REVIEW: PEAKING LIGHTS – COSMIC LOGIC (2014)
Peaking Lights is made of married couple Aaron Coynes and Indra Dunis. The pair used to be based in Madison and ran favorite local thrift store, Good Style Shop. The space was located near East Washington and the Capitol but has now moved to the Project Lodge’s old real estate on Johnson Street. Both locations have hosted their fair share of concerts: while on East Washington, Acid Mothers Temple played a legendary packed show. Coynes and Dunis recently relocated back to California where they originally met; Dunis used to be part of the excellent San Francisco band Numbers. The band often would be grouped together with the likes of Deerhoof. Cosmic Logic is their new album and it is out on Domino and Weird World.
“Infinite Trips” has a magnetic bass line that powers the song as antiquated synths gush and distortion builds.

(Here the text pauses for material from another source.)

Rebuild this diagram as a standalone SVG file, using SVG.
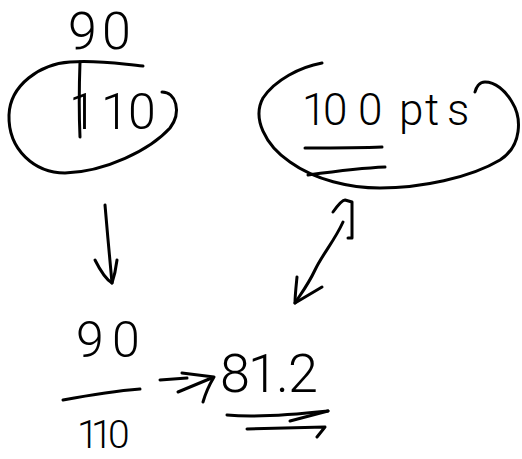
<svg xmlns="http://www.w3.org/2000/svg" width="522" height="459" viewBox="0 0 522 459">
<style>
.s{fill:none;stroke:#000;stroke-width:3;stroke-linecap:round;stroke-linejoin:round}
.t{font-family:Roboto,"Liberation Sans",sans-serif;font-weight:300;fill:#000}
</style>
<rect width="522" height="459" fill="#fff"/>
<g id="node-top-fraction">
<path class="s" d="M143,66 C120,64 100,60 70,62 C40,64 10,85 9,115 C8,150 35,173 65,173 C105,172 150,150 170,128 C182,112 176,92 162,92"/>
<path class="s" d="M80,62 C79,90 79,115 80,137"/>
<text class="t" font-size="52" x="68 102" y="49">90</text>
<text class="t" font-size="50" x="69 101 128" y="129">110</text>
</g>
<g id="node-points">
<path class="s" d="M322,63 C300,67 275,80 263,98 C252,118 265,145 290,162 C315,180 350,188 380,188 C420,188 470,178 500,160 C522,146 522,118 512,102 C505,90 495,82 485,82 C479,82 476,88 475,92"/>
<text class="t" font-size="44" x="302 323 358 399 425 447" y="125">100pts</text>
<path class="s" d="M305,148 C330,148 360,148 382,147"/>
<path class="s" d="M308,175 C330,172 360,168 385,167"/>
</g>
<g id="node-fraction">
<text class="t" font-size="50" x="76 112" y="357">90</text>
<path class="s" d="M63,400 C90,395 115,391 140,389"/>
<text class="t" font-size="39" x="77 91 108" y="448">110</text>
</g>
<g id="node-result">
<text class="t" font-size="54" x="220 248 276 288" y="392">81.2</text>
<path class="s" d="M227,415 C260,418 300,414 328,411"/>
<path class="s" d="M290,421 L328,411"/>
<path class="s" d="M247,429 L325,427 L317,437"/>
</g>
<g id="connectors">
<path class="s" d="M105,205 C107,230 110,260 112,283"/>
<path class="s" d="M95,260 C100,270 107,280 112,283 M117,260 C116,268 114,277 112,283"/>
<path class="s" d="M343,222 C335,240 322,255 315,270 C308,285 300,295 295,303"/>
<path class="s" d="M297,277 C296,287 295,296 295,303 L322,287"/>
<path class="s" d="M333,212 C338,205 342,200 345,200 L352,202 L352,238 L348,238"/>
<path class="s" d="M160,380 L187,378"/>
<path class="s" d="M182,373 L214,377 L178,392 M214,377 C208,387 205,395 203,402"/>
</g>
</svg>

On “Telephone Call” Dunis sings, “Telephone call/ Telephone call from space/Calling all/Calling all the human race”; a playful treble melody is interspersed among an ersatz low-end and a gamut of percussion. “Hypnotic Hustle” is dance-floor ready with the lyrics, “Got lost keeping time with our feet/Now we’re in too deep”. The song breaks down to a trance with laser beam effects and eight note hi hat hits on and as well as the lyrics, “Sun comes up/And then it goes down”. “Everyone and Us”, “Little Light” and “Dreamquest” keep the theme of deep synth propelled tracks going.
“Eyes to the Sea” changes the pace with a fierce groove and a dazzling melody. Dunis, this time around, lets her singing broaden. “Bad with the Good” features a more pronounced beat and a synth baritone line that sounds like a wooden bass slap. The song changes to exotic percussion as the songstress warbles, “In the night were going to have fun”. “New Grrrls” presents the first personal song of the album as it details Dunis’ transition from a punk riot grrrl to being a mom. In the song she sings, “Feminism gave me a choice/Riot grrrl gave me voice/Now I respect all the ladies/That paved the way for me”. “Tell Me Your Song” finishes the record on a regal note.

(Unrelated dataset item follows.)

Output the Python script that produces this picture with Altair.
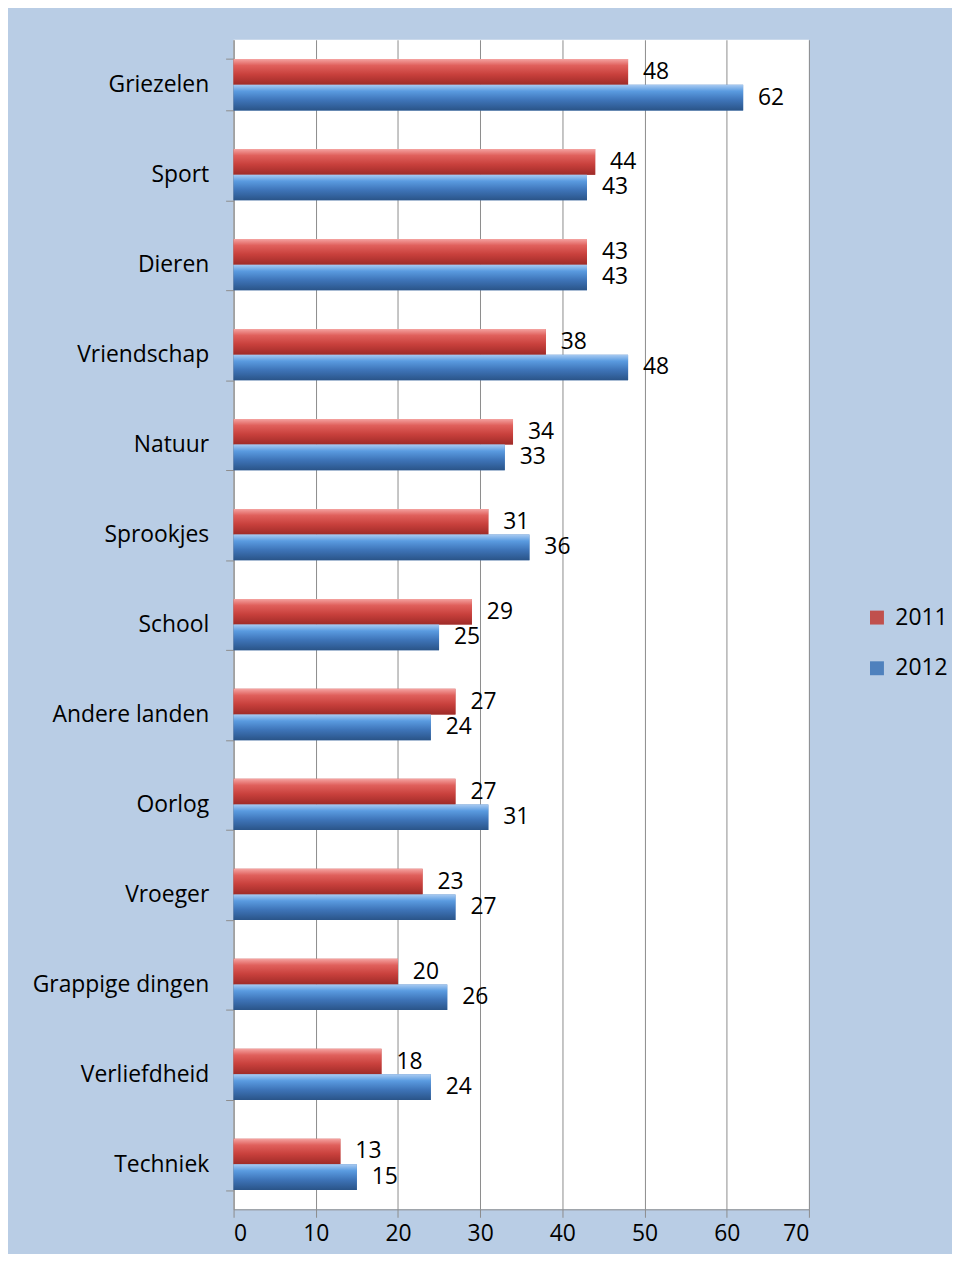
import altair as alt
import pandas as pd

categories = ["Griezelen ", "Sport", "Dieren", "Vriendschap", "Natuur", "Sprookjes",
              "School", "Andere landen", "Oorlog", "Vroeger", "Grappige dingen ",
              "Verliefdheid", "Techniek"]
v2011 = [48, 44, 43, 38, 34, 31, 29, 27, 27, 23, 20, 18, 13]
v2012 = [62, 43, 43, 48, 33, 36, 25, 24, 31, 27, 26, 24, 15]
series = ["2011", "2012"]
x_ticks = [0, 10, 20, 30, 40, 50, 60, 70]

rows = []
for c, a, b in zip(categories, v2011, v2012):
    rows.append({"cat": c, "jaar": "2011", "val": a})
    rows.append({"cat": c, "jaar": "2012", "val": b})
df = pd.DataFrame(rows)

FONT = "Open Sans"

x_enc = alt.X("val:Q", scale=alt.Scale(domain=[0, 70], nice=False),
              axis=alt.Axis(values=x_ticks, title=None, grid=True, gridColor="#8C8C8C",
                            gridWidth=1, domainColor="#8C8C8C", tickColor="#8C8C8C",
                            tickSize=8, labelFontSize=23, labelFont=FONT, labelColor="#000000",
                            labelPadding=5))
y_enc = alt.Y("cat:N", sort=categories,
              scale=alt.Scale(paddingInner=0.43, paddingOuter=0.215),
              axis=alt.Axis(title=None, grid=False, tickBand="extent", domainColor="#8C8C8C",
                            tickColor="#8C8C8C", tickSize=8, labelFontSize=23, labelFont=FONT,
                            labelColor="#000000", labelPadding=17))
yoff = alt.YOffset("jaar:N", sort=series)

base = alt.Chart(df).encode(x=x_enc, y=y_enc, yOffset=yoff)

bars = base.mark_bar().encode(
    color=alt.Color("jaar:N", sort=series,
                    scale=alt.Scale(domain=series, range=["#C0504D", "#4F81BD"]),
                    legend=alt.Legend(title=None, orient="none", legendX=636, legendY=570,
                                      symbolType="square", symbolSize=196, labelFontSize=23,
                                      labelFont=FONT, labelColor="#000000", rowPadding=27,
                                      labelOffset=7, symbolStrokeWidth=0))
)

red_grad = alt.Gradient(gradient="linear", x1=0, y1=0, x2=0, y2=1, stops=[
    alt.GradientStop(color="#F4A3A1", offset=0),
    alt.GradientStop(color="#E0605C", offset=0.25),
    alt.GradientStop(color="#C8403C", offset=0.6),
    alt.GradientStop(color="#9E2B28", offset=1)])
blue_grad = alt.Gradient(gradient="linear", x1=0, y1=0, x2=0, y2=1, stops=[
    alt.GradientStop(color="#A9CBF2", offset=0),
    alt.GradientStop(color="#5A9BE0", offset=0.25),
    alt.GradientStop(color="#3E74B8", offset=0.6),
    alt.GradientStop(color="#2A5488", offset=1)])

red_bars = base.mark_bar(fill=red_grad).transform_filter(alt.datum.jaar == "2011")
blue_bars = base.mark_bar(fill=blue_grad).transform_filter(alt.datum.jaar == "2012")

labels = base.mark_text(align="left", baseline="middle", dx=15, fontSize=23, font=FONT,
                        color="#000000").encode(text=alt.Text("val:Q"))

chart = alt.layer(bars, red_bars, blue_bars, labels).properties(
    width=579, height=1177,
    autosize=alt.AutoSizeParams(type="none"),
    padding={"left": 227, "top": 28, "right": 144, "bottom": 41},
    background="#B9CDE5",
).configure_view(fill="#FFFFFF", stroke=None)

chart.save("out.html", embed_options={"renderer": "svg", "actions": False})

Cosmis Logic is an interesting blend of bass powered dance tracks with lots of synth. It does become a bit dull when the same low-end effect seems to be used on five tracks in a row on the first half of the album. That being said there are some definite highlights as described above. Cosmic Logic seems to be a departure of the dub workouts of Lucifer and 936. Check this album out if you are looking to get down.